3. В "Федре" Шеро отдельное удовольствие - впитывать в себя монологи, ни один из которых не является апартом. Ни один из которых не выпадает из плотного плетения спектакля. Ни один из которых не является монологом в полном смысле этого слова, но всегда напряжённой беседой: с только что ушедшим собеседником, с собеседником оставшимся, с высшими силами, с собой прошлым и собой будущим. Визуально монологи здесь часто решаются через луч света и (или) предмет - например, Федра в своем обвинительном монологе преследует с мечом круг света, нападает, догоняет, настигает и, наконец, поражает,бросая меч в центр светового круга. Каждый монолог буквально иссушает героя, который в нем буквально проживает одну из жизней - свою или чужую. Вот Тесей, в бешенстве взывающий к Нептуну с призывом покарать сына, заканчивает свой крик выдохом, почти всхлипом, обращенным к сыну (вновь луч): я тебя любил. И непереносимая боль в словах, потому как "никогда так не был предан отец". Никогда - опускается в световой круг,словно растворяясь в сыне, отпускает меч: "о, справедливые боги!.." - отец, даже в ярости, стремящийся к справедливости. Скрываемая надежда на неоправданность собственной ярости. Он буквально рад обманываться (ведь правда для него пока является обманом) и надеется на помощь богов. Но боги, как всегда, молчат, и раздавленный, обессиленный, Тесей распоастывается на земле. В одном монологе - и жизнь, и смерть.
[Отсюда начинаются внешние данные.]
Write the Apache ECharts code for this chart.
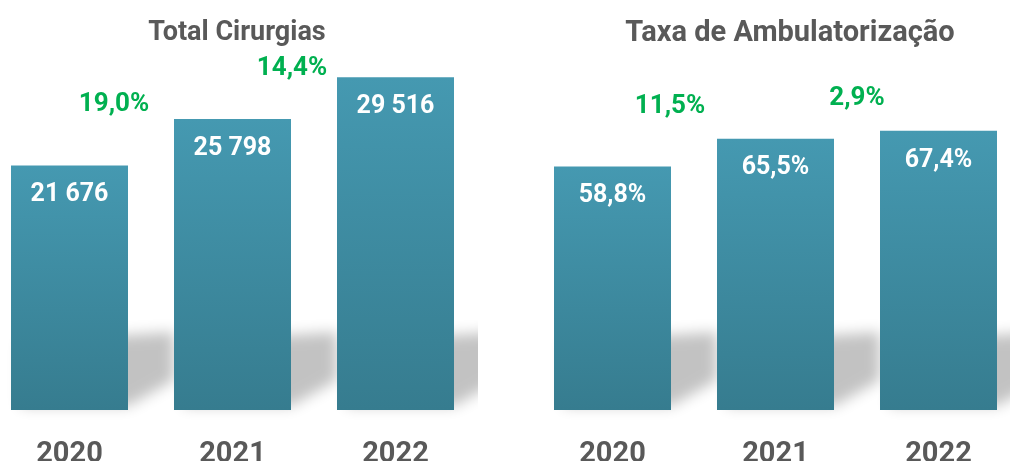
<!DOCTYPE html>
<html>
<head>
<meta charset="utf-8">
<script src="https://cdn.jsdelivr.net/npm/echarts@6/dist/echarts.min.js"></script>
<style>
html, body { margin: 0; padding: 0; background: #fff; }
#chart { width: 1010px; height: 461px; }
</style>
</head>
<body>
<div id="chart"></div>
<script>
// dados
var years = ['2020', '2021', '2022'];
var cirurgias = [21676, 25798, 29516];
var taxaAmb = [58.8, 65.5, 67.4];
var crescCirurgias = ['19,0%', '14,4%'];
var crescTaxa = ['11,5%', '2,9%'];
var titulos = ['Total Cirurgias', 'Taxa de Ambulatorização'];

var fonte = "Roboto, 'Liberation Sans', sans-serif";
var barColor = new echarts.graphic.LinearGradient(0, 0, 0, 1, [
    { offset: 0, color: '#4599b1' },
    { offset: 1, color: '#367c8f' }
]);

function fmtMil(v) {
    return String(v).replace(/\B(?=(\d{3})+(?!\d))/g, ' ');
}
function fmtPct(v) {
    return v.toFixed(1).replace('.', ',') + '%';
}

// sombra difusa atras das barras (desenhada fora do ecra e trazida pelo shadowOffset)
var OFF = 3000;
function sombra(params, api) {
    var p = api.coord([api.value(0), api.value(1)]);
    var w = 117;
    var L = p[0] - w / 2, R = p[0] + w / 2, B = p[1];
    var pts = [[L + 10, B - 68], [R + 46, B - 78], [R + 46, B - 30], [R, B - 4], [L + 10, B - 4]];
    return {
        type: 'polygon',
        shape: { points: pts.map(function (q) { return [q[0] - OFF, q[1]]; }) },
        style: { fill: '#000', shadowBlur: 14, shadowColor: 'rgba(0,0,0,0.24)', shadowOffsetX: OFF }
    };
}

function axisX(idx) {
    return {
        type: 'category', gridIndex: idx, data: years,
        axisLine: { show: false }, axisTick: { show: false },
        axisLabel: { color: '#595959', fontSize: 29, fontWeight: 'bold', fontFamily: fonte, margin: 30 }
    };
}
function axisY(idx, max) {
    return {
        type: 'value', gridIndex: idx, min: 0, max: max,
        show: false, splitLine: { show: false }
    };
}
function barSerie(idx, data, fmt) {
    return {
        type: 'bar', xAxisIndex: idx, yAxisIndex: idx, data: data,
        barWidth: 117, z: 3,
        itemStyle: { color: barColor },
        label: {
            show: true, position: 'insideTop', distance: 17,
            color: '#fff', fontSize: 25, fontWeight: 'bold', fontFamily: fonte,
            formatter: function (p) { return fmt(p.value); }
        }
    };
}
function sombraSerie(idx, data) {
    return {
        type: 'custom', xAxisIndex: idx, yAxisIndex: idx, z: 1, silent: true, clip: false,
        data: data.map(function (v, i) { return [i, 0]; }),
        renderItem: sombra
    };
}
function verde(txt, x, y) {
    return {
        type: 'text', x: x, y: y, z: 10,
        style: { text: txt, fill: '#00b050', font: 'bold 26px ' + fonte, align: 'center', verticalAlign: 'middle' }
    };
}

var chart = echarts.init(document.getElementById('chart'));
chart.setOption({
    animation: false,
    title: [
        { text: titulos[0], left: 232, top: 15, textAlign: 'center',
          textStyle: { color: '#595959', fontSize: 27, fontWeight: 'bold', fontFamily: fonte } },
        { text: titulos[1], left: 785, top: 14, textAlign: 'center',
          textStyle: { color: '#595959', fontSize: 29, fontWeight: 'bold', fontFamily: fonte } }
    ],
    grid: [
        { left: -12, width: 489, top: 4, height: 406, outerBoundsMode: 'none' },
        { left: 531, width: 489, top: 4, height: 406, outerBoundsMode: 'none' }
    ],
    xAxis: [axisX(0), axisX(1)],
    yAxis: [axisY(0, 36000), axisY(1, 98)],
    series: [
        sombraSerie(0, cirurgias),
        sombraSerie(1, taxaAmb),
        barSerie(0, cirurgias, fmtMil),
        barSerie(1, taxaAmb, fmtPct)
    ],
    graphic: [
        // branco para cortar a sombra na borda da area do primeiro grafico
        { type: 'rect', shape: { x: 478, y: 0, width: 60, height: 420 }, style: { fill: '#fff' }, z: 2 },
        verde(crescCirurgias[0], 114, 104),
        verde(crescCirurgias[1], 292, 68),
        verde(crescTaxa[0], 670, 106),
        verde(crescTaxa[1], 857, 98)
    ]
});
</script>
</body>
</html>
4. А какие актеры. Все. И в пластике, и в звуке, и в молчании. Вот Энона Кристианы Коэнди. Ее последняя реплика и уход. В русском переводе текст такой: "Чтоб госпожу избавить от беды, // Я шла на все. И вот - награда за труды!" - обида неоцененной служанки. В оригинале другое. Помимо переведенного и очевидного там есть ещё и последняя фраза - "я это заслужила". И Кристиана Коэнди играет здесь именно ее. "Я это заслужила" - именно это осознание на лице героини. Оно же в ее мыслях и движениях, когда Энона, шатаясь, уходит в противоположную (впервые) от Федры сторону. Рассеянная, блуждающая, потерянная, едва идущая. Звук ветра. По меркам этого спектакля - бесконечно долгий, без нахлестов, одинокий, бессловесный проход по длинной сцене. Осознанный путь на казнь.
Мощное безмолвие Эноны Кристианы Коэнди. И на контрасте - мощный словесный поток Терамена Мишеля Дюшоссуа. Классический монолог вестника - самоубийство для артиста и часто смертоубийство для зрителя. Бесконечное повествование о произошедшем от третьего лица. Сегодня эти монологи часто идут (так или иначе) под нож. Шеро его не режет. Мишель Дюшоссуа честно, слово за словом проговаривает его от начала и до конца. И,блин, не просто проговаривает, а секунда за секундой заново переживает произошедшее. Сам до конца не может осознать, что говорит, но, говоря, фиксирует свершившееся и на мгновение воскрешает вновь. Он буквально не может говорить, пересиливает себя, звук за звуком справляется с захлестывающими его эмоциями, среди которых главные - боль и гнев. Боль потери и гнев против виновника. И, ей-богу, впервые монолог вестника довел меня до пресловутого очищения. Слезами и гневом.
5. Наверняка многое забыла договорить, но пока писала, поняла что не хочу формулировать - хочу ещё смотреть. Пошла.